Volution Group plc
- Company type: Public limited company
- Traded as: LSE: FAN; FTSE 250 component;
- Industry: Ventilation equipment
- Founded: 2002
- Headquarters: Crawley, West Sussex, United Kingdom
- Key people: Nigel Lingwood (chairman); Ronnie George (CEO);
- Revenue: £419.1 million (2025)
- Operating income: £67.2 million (2025)
- Net income: £41.5 million (2025)
- Website: www.volutiongroupplc.com

= Volution Group =

UK company

Volution Group plc is a manufacturer of ventilation equipment for commercial and residential customers.

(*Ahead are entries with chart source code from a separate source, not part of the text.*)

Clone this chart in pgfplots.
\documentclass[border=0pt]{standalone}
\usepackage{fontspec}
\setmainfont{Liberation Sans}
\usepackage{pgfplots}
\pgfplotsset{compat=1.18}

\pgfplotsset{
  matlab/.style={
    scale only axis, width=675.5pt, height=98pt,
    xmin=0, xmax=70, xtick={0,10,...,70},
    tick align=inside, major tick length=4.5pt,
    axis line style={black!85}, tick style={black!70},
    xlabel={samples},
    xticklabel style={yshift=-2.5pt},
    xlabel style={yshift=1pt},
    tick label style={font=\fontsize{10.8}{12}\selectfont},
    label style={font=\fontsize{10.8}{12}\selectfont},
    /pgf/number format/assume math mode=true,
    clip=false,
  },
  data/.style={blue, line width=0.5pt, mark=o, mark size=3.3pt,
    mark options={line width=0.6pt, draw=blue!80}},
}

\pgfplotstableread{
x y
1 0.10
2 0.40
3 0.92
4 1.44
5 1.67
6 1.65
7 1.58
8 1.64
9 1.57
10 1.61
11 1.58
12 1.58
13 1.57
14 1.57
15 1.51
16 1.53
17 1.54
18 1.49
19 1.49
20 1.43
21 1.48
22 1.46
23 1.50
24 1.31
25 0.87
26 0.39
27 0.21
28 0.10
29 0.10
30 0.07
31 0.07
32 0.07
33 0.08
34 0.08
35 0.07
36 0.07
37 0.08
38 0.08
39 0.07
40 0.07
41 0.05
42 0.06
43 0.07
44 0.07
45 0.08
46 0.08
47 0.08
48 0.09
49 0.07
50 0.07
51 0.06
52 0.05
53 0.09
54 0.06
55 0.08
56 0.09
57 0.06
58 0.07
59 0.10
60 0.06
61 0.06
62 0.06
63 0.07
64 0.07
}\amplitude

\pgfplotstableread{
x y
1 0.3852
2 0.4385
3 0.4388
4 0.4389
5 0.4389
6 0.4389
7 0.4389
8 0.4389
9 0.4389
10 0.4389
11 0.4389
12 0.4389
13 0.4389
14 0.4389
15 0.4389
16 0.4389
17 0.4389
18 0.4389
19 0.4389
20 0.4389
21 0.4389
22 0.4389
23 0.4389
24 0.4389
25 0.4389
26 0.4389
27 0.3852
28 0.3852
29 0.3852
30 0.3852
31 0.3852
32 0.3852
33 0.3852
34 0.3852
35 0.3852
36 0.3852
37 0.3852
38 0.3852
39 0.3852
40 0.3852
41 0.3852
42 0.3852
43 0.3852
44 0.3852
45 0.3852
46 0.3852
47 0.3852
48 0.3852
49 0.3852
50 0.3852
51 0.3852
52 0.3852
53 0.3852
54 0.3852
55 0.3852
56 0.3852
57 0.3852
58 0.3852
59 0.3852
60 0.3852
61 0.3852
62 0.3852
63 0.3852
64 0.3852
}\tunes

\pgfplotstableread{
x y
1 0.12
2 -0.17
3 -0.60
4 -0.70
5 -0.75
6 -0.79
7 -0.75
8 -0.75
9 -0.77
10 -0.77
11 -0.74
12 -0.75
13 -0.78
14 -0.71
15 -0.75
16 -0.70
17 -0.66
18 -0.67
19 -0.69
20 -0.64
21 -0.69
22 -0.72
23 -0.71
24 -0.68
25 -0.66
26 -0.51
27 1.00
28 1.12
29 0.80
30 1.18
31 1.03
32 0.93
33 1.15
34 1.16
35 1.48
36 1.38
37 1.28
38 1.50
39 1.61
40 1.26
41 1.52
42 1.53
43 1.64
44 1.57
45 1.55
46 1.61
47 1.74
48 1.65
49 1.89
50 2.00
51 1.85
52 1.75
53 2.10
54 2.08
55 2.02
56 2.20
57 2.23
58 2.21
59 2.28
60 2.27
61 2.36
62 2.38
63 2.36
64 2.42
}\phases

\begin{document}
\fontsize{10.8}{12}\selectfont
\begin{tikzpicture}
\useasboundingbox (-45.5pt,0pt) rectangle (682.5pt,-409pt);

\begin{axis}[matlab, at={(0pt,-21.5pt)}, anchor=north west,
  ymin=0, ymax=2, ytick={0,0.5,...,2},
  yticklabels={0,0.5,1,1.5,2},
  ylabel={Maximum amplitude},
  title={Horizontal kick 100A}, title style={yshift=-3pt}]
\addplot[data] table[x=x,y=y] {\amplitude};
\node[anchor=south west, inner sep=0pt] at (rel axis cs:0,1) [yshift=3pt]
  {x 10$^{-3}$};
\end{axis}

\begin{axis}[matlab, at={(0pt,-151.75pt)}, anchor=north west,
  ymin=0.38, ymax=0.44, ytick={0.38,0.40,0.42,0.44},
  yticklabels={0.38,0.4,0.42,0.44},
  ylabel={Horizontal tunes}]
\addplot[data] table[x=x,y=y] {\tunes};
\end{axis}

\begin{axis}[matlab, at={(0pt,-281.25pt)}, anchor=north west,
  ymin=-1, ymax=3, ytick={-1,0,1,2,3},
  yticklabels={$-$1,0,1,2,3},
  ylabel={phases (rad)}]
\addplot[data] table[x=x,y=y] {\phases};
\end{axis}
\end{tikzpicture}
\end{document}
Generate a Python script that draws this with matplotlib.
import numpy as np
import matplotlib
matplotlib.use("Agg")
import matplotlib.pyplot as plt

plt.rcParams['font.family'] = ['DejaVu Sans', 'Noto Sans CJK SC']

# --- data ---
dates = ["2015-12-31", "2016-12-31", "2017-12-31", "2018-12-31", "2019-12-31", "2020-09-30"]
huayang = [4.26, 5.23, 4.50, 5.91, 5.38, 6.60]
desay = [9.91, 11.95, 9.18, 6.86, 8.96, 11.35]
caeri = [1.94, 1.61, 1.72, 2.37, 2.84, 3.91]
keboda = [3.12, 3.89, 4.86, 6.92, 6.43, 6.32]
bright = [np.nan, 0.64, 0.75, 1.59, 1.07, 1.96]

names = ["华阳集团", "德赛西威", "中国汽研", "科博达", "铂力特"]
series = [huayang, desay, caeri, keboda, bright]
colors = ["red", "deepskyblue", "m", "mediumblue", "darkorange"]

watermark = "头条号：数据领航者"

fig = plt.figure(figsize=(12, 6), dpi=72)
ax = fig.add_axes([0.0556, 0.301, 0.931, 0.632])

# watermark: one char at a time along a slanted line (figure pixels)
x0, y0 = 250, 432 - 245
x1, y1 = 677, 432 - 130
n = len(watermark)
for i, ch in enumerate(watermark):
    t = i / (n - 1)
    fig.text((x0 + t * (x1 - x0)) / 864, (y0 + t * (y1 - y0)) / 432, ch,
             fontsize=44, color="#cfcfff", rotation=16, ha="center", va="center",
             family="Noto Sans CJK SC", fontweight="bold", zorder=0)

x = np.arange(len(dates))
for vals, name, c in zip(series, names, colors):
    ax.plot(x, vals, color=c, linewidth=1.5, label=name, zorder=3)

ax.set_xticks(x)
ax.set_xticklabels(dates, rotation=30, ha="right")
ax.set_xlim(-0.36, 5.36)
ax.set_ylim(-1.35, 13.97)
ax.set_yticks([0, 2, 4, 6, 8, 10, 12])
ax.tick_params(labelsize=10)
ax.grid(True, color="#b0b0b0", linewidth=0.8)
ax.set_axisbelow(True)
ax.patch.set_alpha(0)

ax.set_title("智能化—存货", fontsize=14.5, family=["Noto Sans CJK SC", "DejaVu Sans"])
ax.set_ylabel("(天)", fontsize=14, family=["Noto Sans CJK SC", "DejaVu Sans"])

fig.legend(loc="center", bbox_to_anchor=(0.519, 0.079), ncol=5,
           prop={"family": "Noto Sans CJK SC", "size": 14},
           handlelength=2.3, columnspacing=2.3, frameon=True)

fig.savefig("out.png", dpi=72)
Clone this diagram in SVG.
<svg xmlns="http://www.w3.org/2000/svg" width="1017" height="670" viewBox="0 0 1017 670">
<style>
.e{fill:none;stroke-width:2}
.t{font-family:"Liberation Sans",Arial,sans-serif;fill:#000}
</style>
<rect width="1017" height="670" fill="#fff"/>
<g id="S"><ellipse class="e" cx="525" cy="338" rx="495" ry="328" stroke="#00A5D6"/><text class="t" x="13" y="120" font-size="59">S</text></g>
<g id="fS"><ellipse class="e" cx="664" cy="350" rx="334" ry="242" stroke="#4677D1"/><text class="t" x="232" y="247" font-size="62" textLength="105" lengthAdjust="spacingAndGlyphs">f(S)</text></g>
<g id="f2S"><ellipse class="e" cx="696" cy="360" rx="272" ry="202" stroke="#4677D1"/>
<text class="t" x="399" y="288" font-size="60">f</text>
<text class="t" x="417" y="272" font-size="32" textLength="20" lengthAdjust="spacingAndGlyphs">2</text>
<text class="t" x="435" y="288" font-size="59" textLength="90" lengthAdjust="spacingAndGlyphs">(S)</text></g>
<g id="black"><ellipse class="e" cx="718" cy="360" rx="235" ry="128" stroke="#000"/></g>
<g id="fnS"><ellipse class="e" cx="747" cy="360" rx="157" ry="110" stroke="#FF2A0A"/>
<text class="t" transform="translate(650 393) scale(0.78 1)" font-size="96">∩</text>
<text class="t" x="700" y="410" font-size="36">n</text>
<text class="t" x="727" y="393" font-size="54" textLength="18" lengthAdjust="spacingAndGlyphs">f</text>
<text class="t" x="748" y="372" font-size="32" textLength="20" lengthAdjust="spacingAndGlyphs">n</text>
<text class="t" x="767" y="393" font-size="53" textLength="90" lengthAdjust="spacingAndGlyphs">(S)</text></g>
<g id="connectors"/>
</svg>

Based in Crawley, West Sussex, the company is listed on the London Stock Exchange and is a constituent of the FTSE 250 Index.

==History==
The company was established as a separate entity when HSBC Private Equity acquired the Air Movement and Cable Management businesses of Smiths Group for £125 million in December 2002. It was acquired by ABN AMRO in July 2006 and by TowerBrook Capital Partners in February 2012. It was then the subject of an initial public offering on the London Stock Exchange in June 2014.

Since its IPO, Volution has acquired 25 businesses in the UK, Continental Europe, Australia and New Zealand.

==Operations==
The company's brands include UK-based Vent-Axia.